(REQUIRED TASK):
Without including any images, repeat the data exactly.

--- begin ---

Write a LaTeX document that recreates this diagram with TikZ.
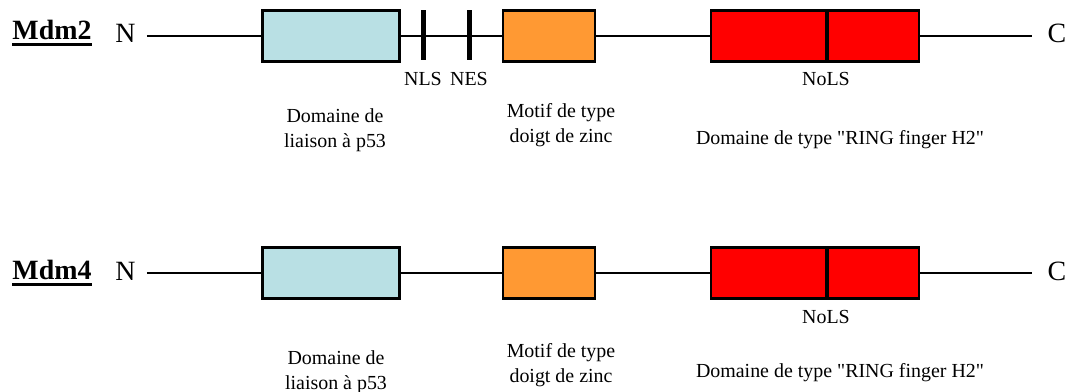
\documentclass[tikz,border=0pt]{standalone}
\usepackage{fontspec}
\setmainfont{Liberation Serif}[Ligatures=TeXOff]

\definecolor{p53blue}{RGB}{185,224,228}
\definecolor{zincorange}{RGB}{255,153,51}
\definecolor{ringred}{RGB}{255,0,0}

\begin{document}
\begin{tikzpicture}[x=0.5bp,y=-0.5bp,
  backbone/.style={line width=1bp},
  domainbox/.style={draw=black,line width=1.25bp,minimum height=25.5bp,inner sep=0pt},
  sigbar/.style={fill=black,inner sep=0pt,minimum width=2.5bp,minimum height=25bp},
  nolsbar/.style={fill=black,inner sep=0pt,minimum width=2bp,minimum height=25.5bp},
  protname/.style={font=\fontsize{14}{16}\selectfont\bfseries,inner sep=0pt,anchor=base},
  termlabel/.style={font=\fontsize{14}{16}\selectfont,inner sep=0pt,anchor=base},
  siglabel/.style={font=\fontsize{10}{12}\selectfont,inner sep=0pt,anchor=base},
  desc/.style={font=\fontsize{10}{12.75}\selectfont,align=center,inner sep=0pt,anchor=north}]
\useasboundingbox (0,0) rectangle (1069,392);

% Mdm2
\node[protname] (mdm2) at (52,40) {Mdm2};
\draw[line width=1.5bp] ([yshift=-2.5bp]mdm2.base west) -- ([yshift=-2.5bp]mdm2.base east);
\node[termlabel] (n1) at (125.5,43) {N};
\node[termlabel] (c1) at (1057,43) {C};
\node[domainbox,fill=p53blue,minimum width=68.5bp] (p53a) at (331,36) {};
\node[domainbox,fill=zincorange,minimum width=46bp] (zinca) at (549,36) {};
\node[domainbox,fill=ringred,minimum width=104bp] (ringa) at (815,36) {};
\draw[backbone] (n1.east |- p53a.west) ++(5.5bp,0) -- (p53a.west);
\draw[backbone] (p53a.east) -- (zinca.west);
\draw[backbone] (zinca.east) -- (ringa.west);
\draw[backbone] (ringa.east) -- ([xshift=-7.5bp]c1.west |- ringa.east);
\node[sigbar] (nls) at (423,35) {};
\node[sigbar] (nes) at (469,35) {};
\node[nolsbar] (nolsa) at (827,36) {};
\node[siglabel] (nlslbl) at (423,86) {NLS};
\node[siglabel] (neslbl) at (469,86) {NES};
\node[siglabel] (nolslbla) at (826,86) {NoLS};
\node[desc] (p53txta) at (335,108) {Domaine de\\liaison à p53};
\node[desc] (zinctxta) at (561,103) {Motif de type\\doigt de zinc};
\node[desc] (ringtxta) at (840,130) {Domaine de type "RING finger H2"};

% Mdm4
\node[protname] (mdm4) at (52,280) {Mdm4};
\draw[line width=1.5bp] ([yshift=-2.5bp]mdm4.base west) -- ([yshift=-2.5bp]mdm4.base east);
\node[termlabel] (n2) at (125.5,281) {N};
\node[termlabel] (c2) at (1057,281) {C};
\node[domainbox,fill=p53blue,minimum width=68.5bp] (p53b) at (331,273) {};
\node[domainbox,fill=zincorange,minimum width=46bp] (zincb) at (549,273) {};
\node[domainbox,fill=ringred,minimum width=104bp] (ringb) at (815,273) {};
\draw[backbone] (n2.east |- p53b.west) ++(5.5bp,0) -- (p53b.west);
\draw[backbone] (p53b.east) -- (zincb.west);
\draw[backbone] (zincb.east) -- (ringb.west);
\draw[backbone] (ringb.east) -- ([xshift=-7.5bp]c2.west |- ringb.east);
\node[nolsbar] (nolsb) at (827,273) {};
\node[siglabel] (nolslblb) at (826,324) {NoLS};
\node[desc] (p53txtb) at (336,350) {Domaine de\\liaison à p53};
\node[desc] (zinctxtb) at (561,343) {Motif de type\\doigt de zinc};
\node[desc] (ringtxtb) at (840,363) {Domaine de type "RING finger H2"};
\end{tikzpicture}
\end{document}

--- end ---

(RESULT OF THE TASK):
Write a LaTeX document that recreates this diagram with TikZ.
\documentclass[tikz,border=0pt]{standalone}
\usepackage{fontspec}
\setmainfont{Liberation Serif}[Ligatures=TeXOff]

\definecolor{p53blue}{RGB}{185,224,228}
\definecolor{zincorange}{RGB}{255,153,51}
\definecolor{ringred}{RGB}{255,0,0}

\begin{document}
\begin{tikzpicture}[x=0.5bp,y=-0.5bp,
  backbone/.style={line width=1bp},
  domainbox/.style={draw=black,line width=1.25bp,minimum height=25.5bp,inner sep=0pt},
  sigbar/.style={fill=black,inner sep=0pt,minimum width=2.5bp,minimum height=25bp},
  nolsbar/.style={fill=black,inner sep=0pt,minimum width=2bp,minimum height=25.5bp},
  protname/.style={font=\fontsize{14}{16}\selectfont\bfseries,inner sep=0pt,anchor=base},
  termlabel/.style={font=\fontsize{14}{16}\selectfont,inner sep=0pt,anchor=base},
  siglabel/.style={font=\fontsize{10}{12}\selectfont,inner sep=0pt,anchor=base},
  desc/.style={font=\fontsize{10}{12.75}\selectfont,align=center,inner sep=0pt,anchor=north}]
\useasboundingbox (0,0) rectangle (1069,392);

% Mdm2
\node[protname] (mdm2) at (52,40) {Mdm2};
\draw[line width=1.5bp] ([yshift=-2.5bp]mdm2.base west) -- ([yshift=-2.5bp]mdm2.base east);
\node[termlabel] (n1) at (125.5,43) {N};
\node[termlabel] (c1) at (1057,43) {C};
\node[domainbox,fill=p53blue,minimum width=68.5bp] (p53a) at (331,36) {};
\node[domainbox,fill=zincorange,minimum width=46bp] (zinca) at (549,36) {};
\node[domainbox,fill=ringred,minimum width=104bp] (ringa) at (815,36) {};
\draw[backbone] (n1.east |- p53a.west) ++(5.5bp,0) -- (p53a.west);
\draw[backbone] (p53a.east) -- (zinca.west);
\draw[backbone] (zinca.east) -- (ringa.west);
\draw[backbone] (ringa.east) -- ([xshift=-7.5bp]c1.west |- ringa.east);
\node[sigbar] (nls) at (423,35) {};
\node[sigbar] (nes) at (469,35) {};
\node[nolsbar] (nolsa) at (827,36) {};
\node[siglabel] (nlslbl) at (423,86) {NLS};
\node[siglabel] (neslbl) at (469,86) {NES};
\node[siglabel] (nolslbla) at (826,86) {NoLS};
\node[desc] (p53txta) at (335,108) {Domaine de\\liaison à p53};
\node[desc] (zinctxta) at (561,103) {Motif de type\\doigt de zinc};
\node[desc] (ringtxta) at (840,130) {Domaine de type "RING finger H2"};

% Mdm4
\node[protname] (mdm4) at (52,280) {Mdm4};
\draw[line width=1.5bp] ([yshift=-2.5bp]mdm4.base west) -- ([yshift=-2.5bp]mdm4.base east);
\node[termlabel] (n2) at (125.5,281) {N};
\node[termlabel] (c2) at (1057,281) {C};
\node[domainbox,fill=p53blue,minimum width=68.5bp] (p53b) at (331,273) {};
\node[domainbox,fill=zincorange,minimum width=46bp] (zincb) at (549,273) {};
\node[domainbox,fill=ringred,minimum width=104bp] (ringb) at (815,273) {};
\draw[backbone] (n2.east |- p53b.west) ++(5.5bp,0) -- (p53b.west);
\draw[backbone] (p53b.east) -- (zincb.west);
\draw[backbone] (zincb.east) -- (ringb.west);
\draw[backbone] (ringb.east) -- ([xshift=-7.5bp]c2.west |- ringb.east);
\node[nolsbar] (nolsb) at (827,273) {};
\node[siglabel] (nolslblb) at (826,324) {NoLS};
\node[desc] (p53txtb) at (336,350) {Domaine de\\liaison à p53};
\node[desc] (zinctxtb) at (561,343) {Motif de type\\doigt de zinc};
\node[desc] (ringtxtb) at (840,363) {Domaine de type "RING finger H2"};
\end{tikzpicture}
\end{document}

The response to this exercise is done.